Tennessee gets 1,900 jobs as GM to reopen site

photo Autoworkers cheer a Monday announcement that GM will begin building the Chevrolet Equinox at the automaker's plant in Spring Hill, Tenn., next year, and a midsized vehicle for the 2015 model year. The total investment of $255 million is projected to create nearly 1,900 jobs.
photo The Chevrolet Equinox will be built at the GM plant in Spring City, Tenn., next year.

DETROIT -- General Motors on Monday said it planned to bring nearly 700 jobs back to its idled assembly plant in Spring Hill, Tenn., next year for work on any of the company's cars whenever extra production is needed.

Such a flexible plant, which GM said would allow for "real-time reaction to sales spikes in a given car or crossover," would be unusual in the auto industry. The company said it would spend $61 million preparing the plant to start building the Chevrolet Equinox, a small Canadian-built crossover for which GM has had difficulty keeping up with demand, in the second half of 2012.

GM said it would later add about 1,200 more jobs at the plant and invest $183 million to build a new midsize vehicle there for the 2015 model year.

GM agreed in September to reopen the Spring Hill plant as part of its four-year labor agreement with the United Automobile Workers union. The assembly plant, originally the home of GM's now-defunct Saturn brand, shut down in 2009, though an engine plant on the site remains in operation.

"Spring Hill has a history as one of GM's most innovative and flexible plants," Cathy Clegg, GM's vice president of labor relations, said in a statement. "We're pleased that, working together with the UAW, we were able to build on that history and develop a plan to resume production at Spring Hill."

Though the event was largely celebratory, the workers loudly booed Bob Corker, the Republican senator from Tennessee, who criticized the union during Congressional hearings in 2008 that led to the federal government bailouts of GM and Chrysler.

GM and UAW officials said they expected to hire 400 to 500 new workers as part of the first round of jobs coming back to the plant. Those workers would be paid entry-level wages, which start at about $15 an hour, a little more than half as much as full-wage workers earn.

"The best economic stimulus that there is a job," Rep. Marsha Blackburn, R-Tenn., said at a ceremony at the plant Monday. "And Spring Hill is going to have plenty of new jobs coming in."

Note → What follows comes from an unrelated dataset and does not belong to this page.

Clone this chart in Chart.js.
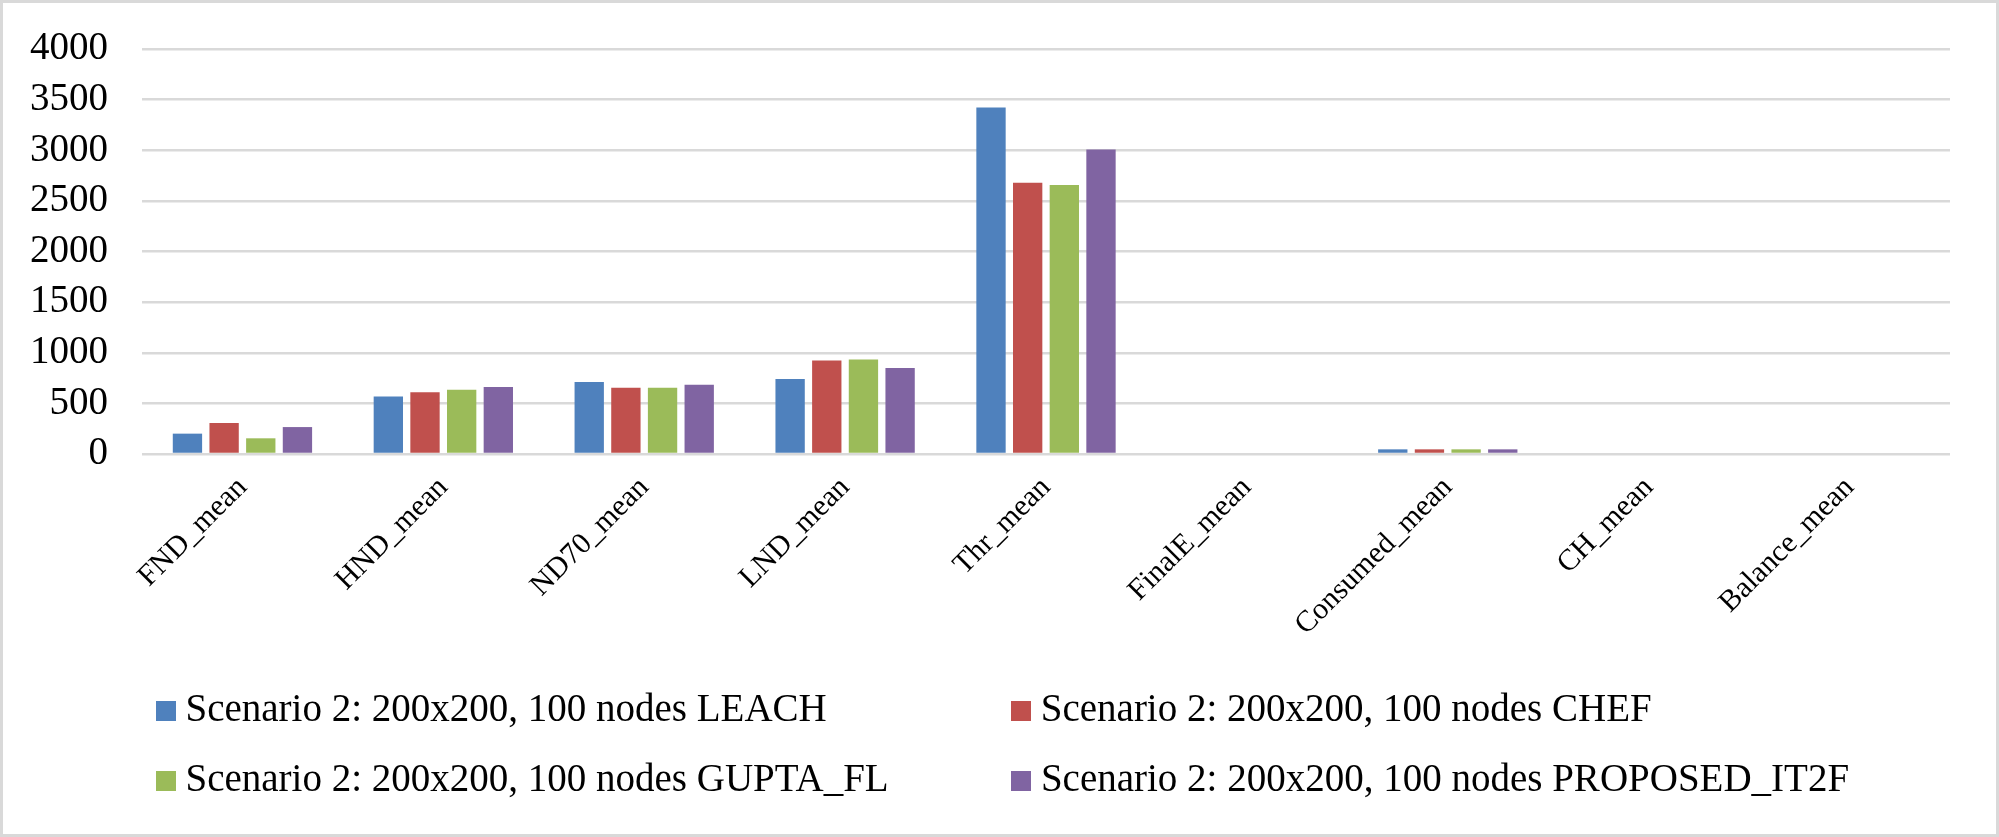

A small number of the workers who were laid off when the plant closed remain in the area, about 30 miles south of Nashville. Others transferred to GM plants in other states, but of those who did, only 280 chose a relocation package that allowed them to automatically transfer back to Spring Hill when the plant reopened. About 800 others gave up that right by choosing to take a $30,000 lump-sum relocation payment, Clegg said on a conference call with reporters.

Most of the dislocated former Spring Hill employees now work in Lansing, Mich. Some left their families behind in Tennessee and were hoping the plant's resurrection would mean they could return home.

Joe Ashton, a UAW vice president who leads the union's GM department, said it was unclear how many of the Spring Hill jobs would be on the entry-level pay scale because some of the former employees who transferred would undoubtedly want to stay at their new plant.

Clegg said the plan to build the Equinox in Spring Hill would not affect production of the vehicle at two plants in Canada where it is currently built. Sales of the Equinox are up 45 percent in the United States this year, and it has been consistently in short supply since being redesigned more than two years ago.

The reopening of GM's Spring Hill plant was a major victory for the union during the contract negotiations. The UAW president, Bob King, said he believed getting the plant back online and persuading the three Detroit automakers to commit to adding nearly 20,000 new jobs over all was more critical than asking for wage increases.

"Collectively in the UAW, we made a decision to make the communities in America our No. 1 priority," King told workers who gathered at the plant Monday for the announcement. "Most important to us was creating jobs for more Americans."

The mayor of Spring Hill, Michael Dinwiddie, called the plant's reopening "a tremendous moment in history" and expressed his elation that GM was coming back to "this underdog of a city that almost everyone had written off."